Speaking out for the first time and in unforgettable detail about the traumatic events of 12 August 2022, KNIFE is a powerful, deeply personal and ultimately uplifting meditation on life, loss, love, the power of art, finding the strength to keep going—and to stand up again.
‘This was a necessary book for me to write: a way to take charge of what happened, and to answer violence with art,’ Salman Rushdie says.
‘KNIFE is a searing book, and a reminder of the power of words to make sense of the unthinkable. We are honoured to publish it, and amazed at Salman’s determination to tell his story, and to return to the work he loves,’ says Nihar Malaviya, CEO of Penguin Random House.
Penguin will publish in hardback, e-book and audio on 16 April 2024. All rights were acquired from Andrew Wylie at The Wylie Agency. For further rights information, contact Jennifer Bernstein at The Wylie Agency.
Salman Rushdie is one of the world’s most acclaimed, award-winning contemporary authors.
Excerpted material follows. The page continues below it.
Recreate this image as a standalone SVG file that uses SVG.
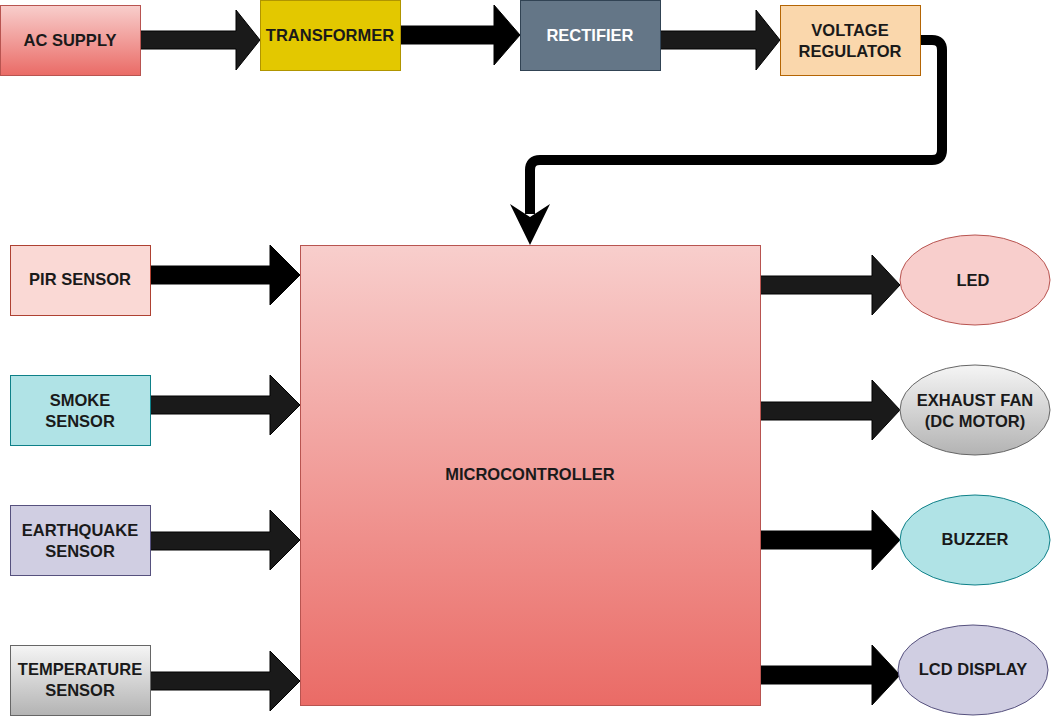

Translated into over forty languages, his sixteen works of fiction include Midnight’s Children—for which he won the Booker Prize in 1981, the Booker of Bookers on the 25th anniversary of the prize and Best of the Booker on the 40th anniversary—Shame, The Ground Beneath Her Feet, The Satanic Verses, Haroun and the Sea of Stories and Quichotte (shortlisted for the Booker Prize in 2019). In June 2007 he received a knighthood in the Queen’s Birthday Honours and he joined the prestigious Companions of Honour in the Queen’s Birthday Honours list in her Platinum Jubilee year. His new novel, Victory City—a tale for our times, styled as an ancient epic and a testament to the power of storytelling—was published globally in February this year to major critical acclaim.